→ **EXERCISE PROMPT**: Repeat the listing word for word. No pictures belong in the copy.

━━ MATERIAL PROVIDED

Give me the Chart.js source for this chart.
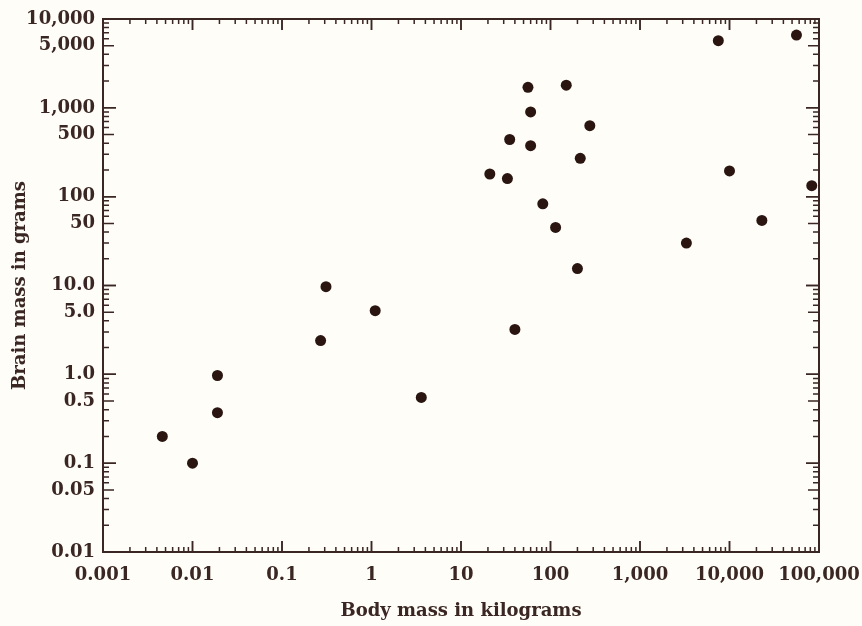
<!DOCTYPE html>
<html>
<head>
<meta charset="utf-8">
<script src="https://cdn.jsdelivr.net/npm/chart.js@4/dist/chart.umd.min.js"></script>
<style>
html, body { margin: 0; padding: 0; background: #fffdf7; }
canvas { display: block; }
</style>
</head>
<body>
<canvas id="brainChart" width="862" height="626"></canvas>
<script>
// body mass (kg) and brain mass (g)
var bodyMass = [0.0046, 0.010, 0.019, 0.019, 0.27, 0.31, 1.1, 3.6,
  21, 33, 35, 40, 56, 60, 60, 82, 114, 150, 200, 215, 275,
  3300, 7500, 10000, 23000, 56000, 83000];
var brainMass = [0.20, 0.10, 0.97, 0.37, 2.4, 9.7, 5.2, 0.55,
  180, 160, 440, 3.2, 1700, 900, 375, 83, 45, 1800, 15.5, 270, 630,
  30, 5700, 195, 54, 6600, 133];

var xTicks = [0.001, 0.01, 0.1, 1, 10, 100, 1000, 10000, 100000];
var xLabels = ["0.001", "0.01", "0.1", "1", "10", "100", "1,000", "10,000", "100,000"];
var yTicks = [0.01, 0.05, 0.1, 0.5, 1, 5, 10, 50, 100, 500, 1000, 5000, 10000];
var yLabels = ["0.01", "0.05", "0.1", "0.5", "1.0", "5.0", "10.0", "50", "100", "500", "1,000", "5,000", "10,000"];

var ink = "#3a2622";
var dotColor = "#2a1511";
var fontFamily = "'DejaVu Serif', 'Liberation Serif', serif";

// frame + inward log ticks on all four sides
var frameTicks = {
  id: "frameTicks",
  beforeDatasetsDraw: function (chart) {
    var ctx = chart.ctx;
    var a = chart.chartArea;
    var xs = chart.scales.x;
    var ys = chart.scales.y;
    ctx.save();
    ctx.strokeStyle = ink;
    ctx.lineWidth = 1.5;
    for (var k = -3; k <= 4; k++) {
      for (var m = 1; m <= 10; m++) {
        var v = m * Math.pow(10, k);
        if (v > 100000) continue;
        var px = xs.getPixelForValue(v);
        var len = (m == 1 || m == 10) ? 11 : 5;
        ctx.beginPath();
        ctx.moveTo(px, a.bottom); ctx.lineTo(px, a.bottom - len);
        ctx.moveTo(px, a.top); ctx.lineTo(px, a.top + len);
        ctx.stroke();
      }
    }
    for (var k = -2; k <= 3; k++) {
      for (var m = 1; m <= 10; m++) {
        var v = m * Math.pow(10, k);
        var py = ys.getPixelForValue(v);
        var len = (m == 1 || m == 10) ? 13 : (m == 5 ? 11 : 6);
        ctx.beginPath();
        ctx.moveTo(a.left, py); ctx.lineTo(a.left + len, py);
        ctx.moveTo(a.right, py); ctx.lineTo(a.right - len, py);
        ctx.stroke();
      }
    }
    ctx.lineWidth = 2;
    ctx.strokeRect(a.left, a.top, a.right - a.left, a.bottom - a.top);
    ctx.restore();
  }
};

var ctx = document.getElementById("brainChart");
var brainChart = new Chart(ctx, {
  type: "scatter",
  data: {
    datasets: [{
      label: "Animals",
      data: bodyMass.map(function (b, i) { return { x: b, y: brainMass[i] }; }),
      backgroundColor: dotColor,
      borderColor: dotColor,
      pointRadius: 5.5,
      pointBorderWidth: 0
    }]
  },
  options: {
    responsive: false,
    animation: false,
    layout: { padding: { left: 0, top: 19, right: 43, bottom: 0 } },
    plugins: {
      legend: { display: false },
      tooltip: { enabled: false }
    },
    scales: {
      x: {
        type: "logarithmic",
        min: 0.001,
        max: 100000,
        afterBuildTicks: function (scale) {
          scale.ticks = xTicks.map(function (v) { return { value: v }; });
        },
        afterFit: function (scale) {
          scale.height = 74;
          scale.paddingLeft = 0;
          scale.paddingRight = 0;
        },
        grid: { display: false, drawTicks: false },
        border: { display: false },
        ticks: {
          autoSkip: false,
          maxRotation: 0,
          padding: 13,
          color: ink,
          font: { family: fontFamily, size: 18, weight: "bold" },
          callback: function (value, index) { return xLabels[index]; }
        },
        title: {
          display: true,
          text: "Body mass in kilograms",
          color: ink,
          padding: { top: 0, bottom: 4 },
          font: { family: fontFamily, size: 18, weight: "bold" }
        }
      },
      y: {
        type: "logarithmic",
        min: 0.01,
        max: 10000,
        afterBuildTicks: function (scale) {
          scale.ticks = yTicks.map(function (v) { return { value: v }; });
        },
        afterFit: function (scale) {
          scale.width = 103;
          scale.paddingTop = 0;
          scale.paddingBottom = 0;
        },
        grid: { display: false, drawTicks: false },
        border: { display: false },
        ticks: {
          autoSkip: false,
          padding: 8,
          color: ink,
          font: { family: fontFamily, size: 18, weight: "bold" },
          callback: function (value, index) { return yLabels[index]; }
        },
        title: {
          display: true,
          text: "Brain mass in grams",
          color: ink,
          padding: { top: 10, bottom: 0 },
          font: { family: fontFamily, size: 18, weight: "bold" }
        }
      }
    }
  },
  plugins: [frameTicks]
});
</script>
</body>
</html>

━━━━

→ **OUTPUT OF THE EXERCISE**:
Give me the Chart.js source for this chart.
<!DOCTYPE html>
<html>
<head>
<meta charset="utf-8">
<script src="https://cdn.jsdelivr.net/npm/chart.js@4/dist/chart.umd.min.js"></script>
<style>
html, body { margin: 0; padding: 0; background: #fffdf7; }
canvas { display: block; }
</style>
</head>
<body>
<canvas id="brainChart" width="862" height="626"></canvas>
<script>
// body mass (kg) and brain mass (g)
var bodyMass = [0.0046, 0.010, 0.019, 0.019, 0.27, 0.31, 1.1, 3.6,
  21, 33, 35, 40, 56, 60, 60, 82, 114, 150, 200, 215, 275,
  3300, 7500, 10000, 23000, 56000, 83000];
var brainMass = [0.20, 0.10, 0.97, 0.37, 2.4, 9.7, 5.2, 0.55,
  180, 160, 440, 3.2, 1700, 900, 375, 83, 45, 1800, 15.5, 270, 630,
  30, 5700, 195, 54, 6600, 133];

var xTicks = [0.001, 0.01, 0.1, 1, 10, 100, 1000, 10000, 100000];
var xLabels = ["0.001", "0.01", "0.1", "1", "10", "100", "1,000", "10,000", "100,000"];
var yTicks = [0.01, 0.05, 0.1, 0.5, 1, 5, 10, 50, 100, 500, 1000, 5000, 10000];
var yLabels = ["0.01", "0.05", "0.1", "0.5", "1.0", "5.0", "10.0", "50", "100", "500", "1,000", "5,000", "10,000"];

var ink = "#3a2622";
var dotColor = "#2a1511";
var fontFamily = "'DejaVu Serif', 'Liberation Serif', serif";

// frame + inward log ticks on all four sides
var frameTicks = {
  id: "frameTicks",
  beforeDatasetsDraw: function (chart) {
    var ctx = chart.ctx;
    var a = chart.chartArea;
    var xs = chart.scales.x;
    var ys = chart.scales.y;
    ctx.save();
    ctx.strokeStyle = ink;
    ctx.lineWidth = 1.5;
    for (var k = -3; k <= 4; k++) {
      for (var m = 1; m <= 10; m++) {
        var v = m * Math.pow(10, k);
        if (v > 100000) continue;
        var px = xs.getPixelForValue(v);
        var len = (m == 1 || m == 10) ? 11 : 5;
        ctx.beginPath();
        ctx.moveTo(px, a.bottom); ctx.lineTo(px, a.bottom - len);
        ctx.moveTo(px, a.top); ctx.lineTo(px, a.top + len);
        ctx.stroke();
      }
    }
    for (var k = -2; k <= 3; k++) {
      for (var m = 1; m <= 10; m++) {
        var v = m * Math.pow(10, k);
        var py = ys.getPixelForValue(v);
        var len = (m == 1 || m == 10) ? 13 : (m == 5 ? 11 : 6);
        ctx.beginPath();
        ctx.moveTo(a.left, py); ctx.lineTo(a.left + len, py);
        ctx.moveTo(a.right, py); ctx.lineTo(a.right - len, py);
        ctx.stroke();
      }
    }
    ctx.lineWidth = 2;
    ctx.strokeRect(a.left, a.top, a.right - a.left, a.bottom - a.top);
    ctx.restore();
  }
};

var ctx = document.getElementById("brainChart");
var brainChart = new Chart(ctx, {
  type: "scatter",
  data: {
    datasets: [{
      label: "Animals",
      data: bodyMass.map(function (b, i) { return { x: b, y: brainMass[i] }; }),
      backgroundColor: dotColor,
      borderColor: dotColor,
      pointRadius: 5.5,
      pointBorderWidth: 0
    }]
  },
  options: {
    responsive: false,
    animation: false,
    layout: { padding: { left: 0, top: 19, right: 43, bottom: 0 } },
    plugins: {
      legend: { display: false },
      tooltip: { enabled: false }
    },
    scales: {
      x: {
        type: "logarithmic",
        min: 0.001,
        max: 100000,
        afterBuildTicks: function (scale) {
          scale.ticks = xTicks.map(function (v) { return { value: v }; });
        },
        afterFit: function (scale) {
          scale.height = 74;
          scale.paddingLeft = 0;
          scale.paddingRight = 0;
        },
        grid: { display: false, drawTicks: false },
        border: { display: false },
        ticks: {
          autoSkip: false,
          maxRotation: 0,
          padding: 13,
          color: ink,
          font: { family: fontFamily, size: 18, weight: "bold" },
          callback: function (value, index) { return xLabels[index]; }
        },
        title: {
          display: true,
          text: "Body mass in kilograms",
          color: ink,
          padding: { top: 0, bottom: 4 },
          font: { family: fontFamily, size: 18, weight: "bold" }
        }
      },
      y: {
        type: "logarithmic",
        min: 0.01,
        max: 10000,
        afterBuildTicks: function (scale) {
          scale.ticks = yTicks.map(function (v) { return { value: v }; });
        },
        afterFit: function (scale) {
          scale.width = 103;
          scale.paddingTop = 0;
          scale.paddingBottom = 0;
        },
        grid: { display: false, drawTicks: false },
        border: { display: false },
        ticks: {
          autoSkip: false,
          padding: 8,
          color: ink,
          font: { family: fontFamily, size: 18, weight: "bold" },
          callback: function (value, index) { return yLabels[index]; }
        },
        title: {
          display: true,
          text: "Brain mass in grams",
          color: ink,
          padding: { top: 10, bottom: 0 },
          font: { family: fontFamily, size: 18, weight: "bold" }
        }
      }
    }
  },
  plugins: [frameTicks]
});
</script>
</body>
</html>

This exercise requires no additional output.